Chelsea x Manchester City: o confronto do futebol coletivo
O jogo decisivo da Liga dos Campeões da Uefa, dia 29 de maio, na cidade portuguesa do Porto, marcará um duelo entre dois clubes ingleses e predominantemente azuis. Dois clubes que ingressaram no cenário internacional entre os mais poderosos do mundo a partir de aportes financeiros oriundos do exterior. Chelsea e Manchester City jamais seriam imaginados em jogo de tal magnitude há alguns anos. Hoje isso não surpreende.
Obviamente a ascensão do time londrino foi iniciada em 2003, quando adquirido por Roman Abramovich. Aconselhado a desembolsar inicialmente cerca de 25 milhões de euros em contratações, o russo torrou, de cara, 166 milhões de euros em apenas seis semanas. Estava dado o sinal ao mundo do futebol, o Chelsea entraria no grupo dos mais fortes times da Europa. Era uma mera questão de tempo para que acontecesse.

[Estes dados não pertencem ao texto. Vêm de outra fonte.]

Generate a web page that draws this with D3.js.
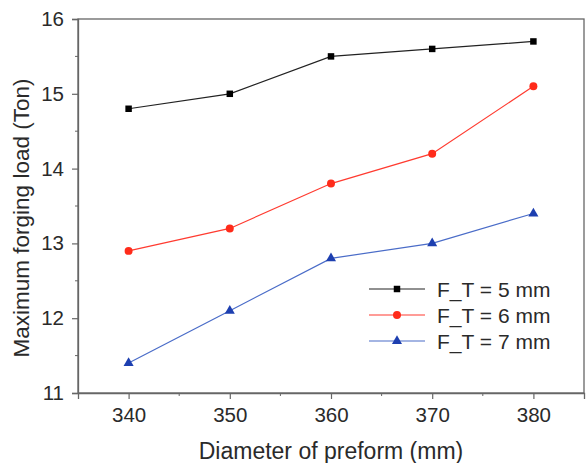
<!DOCTYPE html>
<html>
<head>
<meta charset="utf-8">
<script src="https://cdn.jsdelivr.net/npm/d3@7"></script>
<style>
	body { margin: 0; background: #fff; }
	svg text { font-family: "Liberation Sans", Arial, sans-serif; fill: #2a2a2a; }
</style>
</head>
<body>
<svg id="chart" width="587" height="463"></svg>
<script>
// Data
const diameters = [340, 350, 360, 370, 380];
const load5 = [14.8, 15.0, 15.5, 15.6, 15.7];
const load6 = [12.9, 13.2, 13.8, 14.2, 15.1];
const load7 = [11.4, 12.1, 12.8, 13.0, 13.4];
const seriesNames = ['F_T = 5 mm', 'F_T = 6 mm', 'F_T = 7 mm'];
const xTicks = [340, 350, 360, 370, 380];
const yTicks = [11, 12, 13, 14, 15, 16];

const series = [
	{ 'name': seriesNames[0], 'values': load5, 'line': '#222', 'fill': '#000', 'symbol': d3.symbolSquare, 'size': 42 },
	{ 'name': seriesNames[1], 'values': load6, 'line': '#ff3b30', 'fill': '#ff2b1a', 'symbol': d3.symbolCircle, 'size': 50 },
	{ 'name': seriesNames[2], 'values': load7, 'line': '#4a6cc8', 'fill': '#1d3fb0', 'symbol': d3.symbolTriangle, 'size': 44 }
];

const svg = d3.select('#chart');
const margin = { 'left': 78, 'top': 19, 'right': 3, 'bottom': 70 };
const width = 587 - margin.left - margin.right;
const height = 463 - margin.top - margin.bottom;

const x = d3.scaleLinear().domain([335, 385]).range([0, width]);
const y = d3.scaleLinear().domain([11, 16]).range([height, 0]);

const g = svg.append('g').attr('transform', 'translate(' + margin.left + ',' + margin.top + ')');

// Frame
g.append('rect')
	.attr('width', width)
	.attr('height', height)
	.style('fill', 'none')
	.style('stroke', '#666')
	.style('stroke-width', 1.3);

// Minor ticks
g.append('g').selectAll('line')
	.data([345, 355, 365, 375])
.join('line')
	.attr('x1', d => x(d)).attr('x2', d => x(d))
	.attr('y1', height).attr('y2', height + 3)
	.style('stroke', '#666');

g.append('g').selectAll('line')
	.data([11.5, 12.5, 13.5, 14.5, 15.5])
.join('line')
	.attr('y1', d => y(d)).attr('y2', d => y(d))
	.attr('x1', 0).attr('x2', -3)
	.style('stroke', '#666');

// Axes
const xAxis = g.append('g')
	.attr('transform', 'translate(0,' + height + ')')
	.call(d3.axisBottom(x).tickValues(xTicks).tickFormat(d3.format('d')).tickSize(6).tickPadding(8));
const yAxis = g.append('g')
	.call(d3.axisLeft(y).tickValues(yTicks).tickFormat(d3.format('d')).tickSize(6).tickPadding(8));

for (const axis of [xAxis, yAxis]) {
	axis.attr('font-size', null).attr('font-family', null);
	axis.select('.domain').style('stroke', '#666').style('stroke-width', 1.3);
	axis.selectAll('.tick line').style('stroke', '#666').style('stroke-width', 1.2);
	axis.selectAll('.tick text').style('font-size', '20.5px').style('fill', '#2a2a2a');
}

// Axis titles
svg.append('text')
	.attr('x', margin.left + width / 2)
	.attr('y', 459)
	.attr('text-anchor', 'middle')
	.style('font-size', '23px')
	.text('Diameter of preform (mm)');

svg.append('text')
	.attr('transform', 'translate(29,218) rotate(-90)')
	.attr('text-anchor', 'middle')
	.style('font-size', '22.5px')
	.text('Maximum forging load (Ton)');

// Lines and markers
const line = d3.line()
	.x((d, i) => x(diameters[i]))
	.y(d => y(d));

for (const s of series) {
	g.append('path')
		.datum(s.values)
		.attr('d', line)
		.style('fill', 'none')
		.style('stroke', s.line)
		.style('stroke-width', 1.2);

	g.append('g').selectAll('path')
		.data(s.values)
	.join('path')
		.attr('transform', (d, i) => 'translate(' + x(diameters[i]) + ',' + y(d) + ')')
		.attr('d', d3.symbol().type(s.symbol).size(s.size))
		.style('fill', s.fill);
}

// Legend
const legend = svg.append('g').attr('transform', 'translate(369,289)');
const rows = legend.selectAll('g')
	.data(series)
.join('g')
	.attr('transform', (d, i) => 'translate(0,' + i * 26 + ')');

rows.append('line')
	.attr('x1', 0).attr('x2', 56)
	.style('stroke', d => d.line)
	.style('stroke-width', 1.2);
rows.append('path')
	.attr('transform', 'translate(28,0)')
	.attr('d', d => d3.symbol().type(d.symbol).size(d.size)())
	.style('fill', d => d.fill);
rows.append('text')
	.attr('x', 68)
	.attr('dy', '0.36em')
	.style('font-size', '21px')
	.text(d => d.name);
</script>
</body>
</html>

Cinco anos depois, o xeque de Abu Dabi Mansour bin Zayed bin Sultan Al Nahyan, em nome de seu grupo, Abu Dhabi United ou City Football Group, comprou o Manchester City. Custou cerca de 400 milhões de dólares. O clube azul da cidade pertencia ao polêmico ex-primeiro-ministro tailandês, Thaksin Shinawatra, apontado pela Human Rights Watch (HRW) de ser “um violador dos direitos humanos da pior espécie”.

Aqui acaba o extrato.